そこで、この項の最後に伺います。派遣職員の貴重な活動、体験記録を今後の区政に生かすことが非常に大事だと思っておりますが、現在までに職員からどのように報告を受けていらっしゃるのでしょうか。また、その報告を聞かれて、上司としてどのように感じていらっしゃるのか、お聞かせください。
○高橋都市基盤部副参事(生活安全担当) 派遣職員につきましては、先ほど申し上げました日常の業務報告、月1回の帰庁報告のほかにも、1年間の派遣任務が終了した後には、年間を通じた活動報告をまとめてもらうこととしております。これまでさまざまな機会に派遣職員から報告を聞いて感じますことは、派遣職員が現地の皆さんとの交流を通じ経験した思いを私どもに真摯に話してくれる中で、一人の職員として通常では得られないような貴重な経験をしているものと、その点を強く感じております。今後も派遣職員一人ひとりがそれぞれ果たすべき任務を通じ、より大きな成果を上げ、1日も早い復興に貢献できるよう、しっかりと支援をしてまいりたいと存じます。

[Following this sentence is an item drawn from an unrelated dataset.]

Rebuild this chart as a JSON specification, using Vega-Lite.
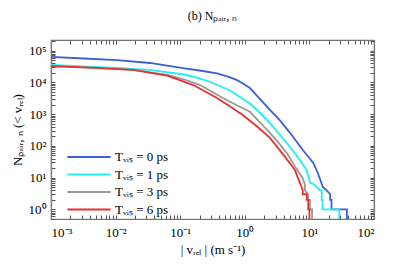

○甲田委員 よろしくお願いします。千年に一度とも言われた大震災の後の被災自治体への派遣職員としての業務や生活、体験した思いなどを記録すること、後世に伝えゆくことはむしろこれからが本番であり、正念場となるのかもしれません。その思いの部分では、ぜひ議会にも区民にも見える形で報告をいただけることを期待して、この項の質問を終わります。
この項のその他として、1点伺います。
地震発生時の小・中学生と保護者の対応について伺います。
小・中学生が学校内にいるときに、震度5強以上の地震が発生した場合は、児童・生徒は勝手に帰らせず、保護者への引き渡しとなっていると思いますが、その場合、保護者との連絡方法や引き取りに行く人なども決めていると思います。地震発生の場合、徹底している内容を教えてください。また、その徹底方法を教えていただけますでしょうか。
○川島教育委員会事務局指導室長 現在、中野区の各小・中学校においては、災害が子どもたちが学校にいるときに発生した場合はもちろんですが、登下校時に発生した場合、それから、警戒宣言が発令された場合などの対応について、年度当初に各学校が保護者に周知をしているところです。また、災害時の学校からの情報提供については、NTTの災害伝言ダイヤル171で確認できるように周知を図っており、一部の学校では、防災訓練の一環として取り組んでいるところです。
○甲田委員 ある区では、地震発生時の学校や保護者の対応の仕方を掲載した防災ミニマニュアルをつくり、児童・生徒本人と保護者に同じものを1冊ずつ渡していました。また、児童・生徒には常時携行させ、学校では2カ月に一度必ず持っているかどうかの確認をしているそうです。学校によっても違う場合があるということですので、保護者に徹底したつもりでも、記憶が薄れていき、いざという時に混乱するおそれもあります。こういった工夫で子どもの安全確保に努めることも大切と考えますが、いかがでしょうか。
○川島教育委員会事務局指導室長 携行型の対応ブックにつきましては、私も見せていただきましたが、地震発生時の対応方法などについてはさまざまな事例があるかと思いますので、それを総合的に検討していきたいというふうに考えております。
○甲田委員 ちょっとよくわからなかったです。もう一度お願いできますでしょうか。
○川島教育委員会事務局指導室長 携帯型の対応ブックにつきましては、地震発生時の対応方法などについて示されております。それは実際見せていただきましたので、各自治体でいろんな工夫がされているかと思いますので、それらを参考にして今後検討していきたいというふうに考えております。
○甲田委員 ぜひ子どもの命を守るために、工夫をよろしくお願いいたします。